# Given exercise
Repeat the material exactly from its first line to the line that includes "0.0184, 0.0214, 0.0244]". Skip pictures.

# Provided data
══════════
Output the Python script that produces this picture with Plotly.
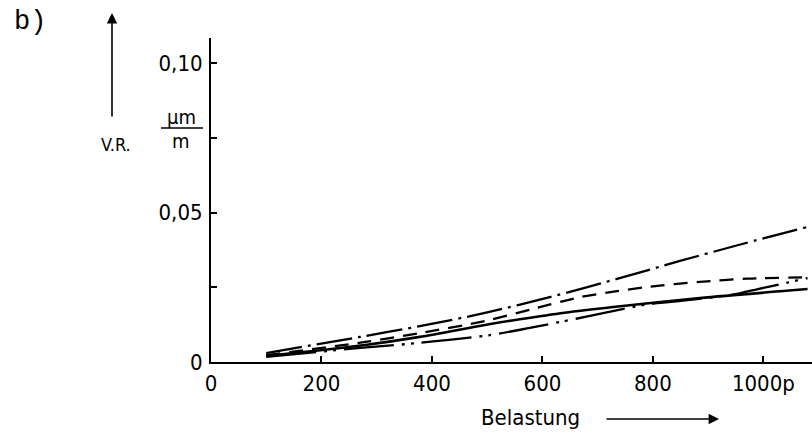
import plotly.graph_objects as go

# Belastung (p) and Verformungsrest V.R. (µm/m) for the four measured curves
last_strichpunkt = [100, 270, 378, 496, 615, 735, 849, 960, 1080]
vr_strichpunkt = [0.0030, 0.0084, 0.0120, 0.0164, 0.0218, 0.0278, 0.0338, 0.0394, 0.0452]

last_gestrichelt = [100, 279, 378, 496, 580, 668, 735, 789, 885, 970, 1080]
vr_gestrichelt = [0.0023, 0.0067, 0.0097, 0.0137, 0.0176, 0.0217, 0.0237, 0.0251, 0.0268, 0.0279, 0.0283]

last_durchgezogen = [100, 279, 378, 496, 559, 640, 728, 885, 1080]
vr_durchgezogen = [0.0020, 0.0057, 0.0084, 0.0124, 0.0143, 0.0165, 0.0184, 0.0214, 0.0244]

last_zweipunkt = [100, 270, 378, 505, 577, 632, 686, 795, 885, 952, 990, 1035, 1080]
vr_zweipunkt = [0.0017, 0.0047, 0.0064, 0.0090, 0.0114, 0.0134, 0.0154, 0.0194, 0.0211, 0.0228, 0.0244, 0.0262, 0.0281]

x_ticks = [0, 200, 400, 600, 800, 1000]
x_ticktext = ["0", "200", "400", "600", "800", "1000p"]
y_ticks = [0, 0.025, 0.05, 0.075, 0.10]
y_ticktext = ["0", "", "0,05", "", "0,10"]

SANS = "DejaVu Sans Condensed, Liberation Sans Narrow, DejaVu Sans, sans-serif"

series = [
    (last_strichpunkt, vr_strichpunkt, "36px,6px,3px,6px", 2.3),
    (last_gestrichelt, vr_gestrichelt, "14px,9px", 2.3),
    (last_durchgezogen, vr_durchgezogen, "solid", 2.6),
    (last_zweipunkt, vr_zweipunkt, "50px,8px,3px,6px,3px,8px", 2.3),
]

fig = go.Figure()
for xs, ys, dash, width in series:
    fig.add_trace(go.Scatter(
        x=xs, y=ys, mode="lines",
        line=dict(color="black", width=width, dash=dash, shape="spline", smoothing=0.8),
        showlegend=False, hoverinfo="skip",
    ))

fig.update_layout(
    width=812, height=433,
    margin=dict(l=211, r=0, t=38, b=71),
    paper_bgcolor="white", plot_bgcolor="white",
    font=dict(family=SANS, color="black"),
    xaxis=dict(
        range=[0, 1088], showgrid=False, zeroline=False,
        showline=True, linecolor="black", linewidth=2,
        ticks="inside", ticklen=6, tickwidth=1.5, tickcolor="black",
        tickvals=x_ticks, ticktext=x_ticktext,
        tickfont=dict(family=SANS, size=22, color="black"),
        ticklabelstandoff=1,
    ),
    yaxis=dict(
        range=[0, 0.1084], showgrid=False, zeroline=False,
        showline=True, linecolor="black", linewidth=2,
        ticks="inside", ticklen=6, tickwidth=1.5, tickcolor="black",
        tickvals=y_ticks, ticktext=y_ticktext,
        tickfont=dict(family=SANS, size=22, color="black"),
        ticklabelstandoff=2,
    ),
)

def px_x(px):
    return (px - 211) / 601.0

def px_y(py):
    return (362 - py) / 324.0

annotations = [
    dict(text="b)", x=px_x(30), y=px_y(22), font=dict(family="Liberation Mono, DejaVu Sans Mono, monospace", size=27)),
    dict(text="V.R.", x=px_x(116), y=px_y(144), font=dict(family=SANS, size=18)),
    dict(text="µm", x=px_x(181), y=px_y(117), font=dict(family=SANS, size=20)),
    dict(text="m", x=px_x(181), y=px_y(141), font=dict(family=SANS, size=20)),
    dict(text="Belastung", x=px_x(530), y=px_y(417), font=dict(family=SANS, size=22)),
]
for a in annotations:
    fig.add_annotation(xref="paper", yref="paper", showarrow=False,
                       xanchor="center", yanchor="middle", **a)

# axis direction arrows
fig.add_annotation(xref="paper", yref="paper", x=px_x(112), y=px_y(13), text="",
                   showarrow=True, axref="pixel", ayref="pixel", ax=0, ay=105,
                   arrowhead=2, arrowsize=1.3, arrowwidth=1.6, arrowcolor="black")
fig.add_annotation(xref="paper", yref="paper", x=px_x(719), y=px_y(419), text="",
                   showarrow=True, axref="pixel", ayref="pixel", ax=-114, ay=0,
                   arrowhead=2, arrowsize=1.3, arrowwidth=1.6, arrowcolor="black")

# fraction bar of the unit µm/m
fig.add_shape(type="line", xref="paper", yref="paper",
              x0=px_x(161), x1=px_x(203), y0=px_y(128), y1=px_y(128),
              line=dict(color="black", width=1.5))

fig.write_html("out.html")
══════════
# Response for this exercise
Output the Python script that produces this picture with Plotly.
import plotly.graph_objects as go

# Belastung (p) and Verformungsrest V.R. (µm/m) for the four measured curves
last_strichpunkt = [100, 270, 378, 496, 615, 735, 849, 960, 1080]
vr_strichpunkt = [0.0030, 0.0084, 0.0120, 0.0164, 0.0218, 0.0278, 0.0338, 0.0394, 0.0452]

last_gestrichelt = [100, 279, 378, 496, 580, 668, 735, 789, 885, 970, 1080]
vr_gestrichelt = [0.0023, 0.0067, 0.0097, 0.0137, 0.0176, 0.0217, 0.0237, 0.0251, 0.0268, 0.0279, 0.0283]

last_durchgezogen = [100, 279, 378, 496, 559, 640, 728, 885, 1080]
vr_durchgezogen = [0.0020, 0.0057, 0.0084, 0.0124, 0.0143, 0.0165, 0.0184, 0.0214, 0.0244]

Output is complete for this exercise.